→ MATERIAL PROVIDED
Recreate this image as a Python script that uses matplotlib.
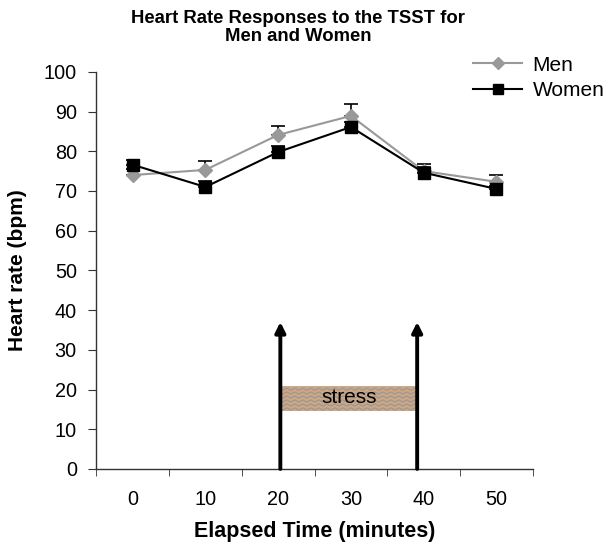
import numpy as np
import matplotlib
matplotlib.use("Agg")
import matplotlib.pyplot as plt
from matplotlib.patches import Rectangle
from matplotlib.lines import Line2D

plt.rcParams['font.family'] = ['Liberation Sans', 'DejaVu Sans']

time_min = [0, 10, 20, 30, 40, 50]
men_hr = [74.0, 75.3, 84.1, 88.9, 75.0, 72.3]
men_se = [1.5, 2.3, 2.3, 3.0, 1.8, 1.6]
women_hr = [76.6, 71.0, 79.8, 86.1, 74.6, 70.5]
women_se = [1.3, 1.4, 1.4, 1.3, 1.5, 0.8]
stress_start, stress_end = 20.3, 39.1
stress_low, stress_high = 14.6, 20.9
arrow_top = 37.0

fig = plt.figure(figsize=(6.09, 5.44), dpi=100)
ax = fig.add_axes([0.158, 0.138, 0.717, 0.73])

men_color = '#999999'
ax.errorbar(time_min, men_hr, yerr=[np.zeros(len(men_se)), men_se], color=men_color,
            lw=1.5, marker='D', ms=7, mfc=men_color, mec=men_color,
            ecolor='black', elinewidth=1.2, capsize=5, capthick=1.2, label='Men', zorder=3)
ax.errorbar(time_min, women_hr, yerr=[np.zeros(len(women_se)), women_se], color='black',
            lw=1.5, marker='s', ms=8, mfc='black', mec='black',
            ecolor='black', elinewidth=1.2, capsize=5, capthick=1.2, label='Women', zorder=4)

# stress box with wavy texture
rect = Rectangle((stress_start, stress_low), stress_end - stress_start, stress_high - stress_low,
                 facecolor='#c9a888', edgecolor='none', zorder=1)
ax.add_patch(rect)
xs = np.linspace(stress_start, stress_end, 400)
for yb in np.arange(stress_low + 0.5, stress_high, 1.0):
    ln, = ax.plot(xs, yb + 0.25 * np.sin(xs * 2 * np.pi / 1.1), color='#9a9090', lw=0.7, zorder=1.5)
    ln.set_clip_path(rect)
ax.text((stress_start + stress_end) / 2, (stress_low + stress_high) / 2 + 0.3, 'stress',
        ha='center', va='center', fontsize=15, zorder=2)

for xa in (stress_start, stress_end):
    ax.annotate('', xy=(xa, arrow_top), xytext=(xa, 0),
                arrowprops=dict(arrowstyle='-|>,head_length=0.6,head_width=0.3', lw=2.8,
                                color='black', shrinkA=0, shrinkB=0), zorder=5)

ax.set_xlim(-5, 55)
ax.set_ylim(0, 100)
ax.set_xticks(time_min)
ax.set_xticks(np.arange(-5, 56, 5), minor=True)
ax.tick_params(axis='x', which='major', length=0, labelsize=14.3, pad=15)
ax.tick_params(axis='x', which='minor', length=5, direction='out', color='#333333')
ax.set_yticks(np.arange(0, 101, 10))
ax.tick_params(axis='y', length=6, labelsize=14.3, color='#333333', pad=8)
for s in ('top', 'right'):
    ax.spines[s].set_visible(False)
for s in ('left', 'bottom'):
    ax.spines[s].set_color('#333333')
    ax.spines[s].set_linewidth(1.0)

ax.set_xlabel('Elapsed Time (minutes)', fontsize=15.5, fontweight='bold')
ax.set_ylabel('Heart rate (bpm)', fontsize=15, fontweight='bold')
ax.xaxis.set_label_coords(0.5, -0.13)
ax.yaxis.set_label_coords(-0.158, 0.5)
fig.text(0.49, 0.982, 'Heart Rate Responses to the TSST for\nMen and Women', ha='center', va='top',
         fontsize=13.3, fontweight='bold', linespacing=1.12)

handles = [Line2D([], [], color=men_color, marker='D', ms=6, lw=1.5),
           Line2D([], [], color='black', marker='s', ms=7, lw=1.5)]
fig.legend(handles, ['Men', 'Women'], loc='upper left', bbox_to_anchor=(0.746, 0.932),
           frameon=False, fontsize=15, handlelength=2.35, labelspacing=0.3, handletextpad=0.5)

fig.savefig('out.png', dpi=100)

→ THE PROBLEM
Write out exactly the lines between the start of the data and the line with "ha='center', va='center', fontsize=15, zorder=2)", including both, but none of the pictures.

→ THE RESPONSE
Recreate this image as a Python script that uses matplotlib.
import numpy as np
import matplotlib
matplotlib.use("Agg")
import matplotlib.pyplot as plt
from matplotlib.patches import Rectangle
from matplotlib.lines import Line2D

plt.rcParams['font.family'] = ['Liberation Sans', 'DejaVu Sans']

time_min = [0, 10, 20, 30, 40, 50]
men_hr = [74.0, 75.3, 84.1, 88.9, 75.0, 72.3]
men_se = [1.5, 2.3, 2.3, 3.0, 1.8, 1.6]
women_hr = [76.6, 71.0, 79.8, 86.1, 74.6, 70.5]
women_se = [1.3, 1.4, 1.4, 1.3, 1.5, 0.8]
stress_start, stress_end = 20.3, 39.1
stress_low, stress_high = 14.6, 20.9
arrow_top = 37.0

fig = plt.figure(figsize=(6.09, 5.44), dpi=100)
ax = fig.add_axes([0.158, 0.138, 0.717, 0.73])

men_color = '#999999'
ax.errorbar(time_min, men_hr, yerr=[np.zeros(len(men_se)), men_se], color=men_color,
            lw=1.5, marker='D', ms=7, mfc=men_color, mec=men_color,
            ecolor='black', elinewidth=1.2, capsize=5, capthick=1.2, label='Men', zorder=3)
ax.errorbar(time_min, women_hr, yerr=[np.zeros(len(women_se)), women_se], color='black',
            lw=1.5, marker='s', ms=8, mfc='black', mec='black',
            ecolor='black', elinewidth=1.2, capsize=5, capthick=1.2, label='Women', zorder=4)

# stress box with wavy texture
rect = Rectangle((stress_start, stress_low), stress_end - stress_start, stress_high - stress_low,
                 facecolor='#c9a888', edgecolor='none', zorder=1)
ax.add_patch(rect)
xs = np.linspace(stress_start, stress_end, 400)
for yb in np.arange(stress_low + 0.5, stress_high, 1.0):
    ln, = ax.plot(xs, yb + 0.25 * np.sin(xs * 2 * np.pi / 1.1), color='#9a9090', lw=0.7, zorder=1.5)
    ln.set_clip_path(rect)
ax.text((stress_start + stress_end) / 2, (stress_low + stress_high) / 2 + 0.3, 'stress',
        ha='center', va='center', fontsize=15, zorder=2)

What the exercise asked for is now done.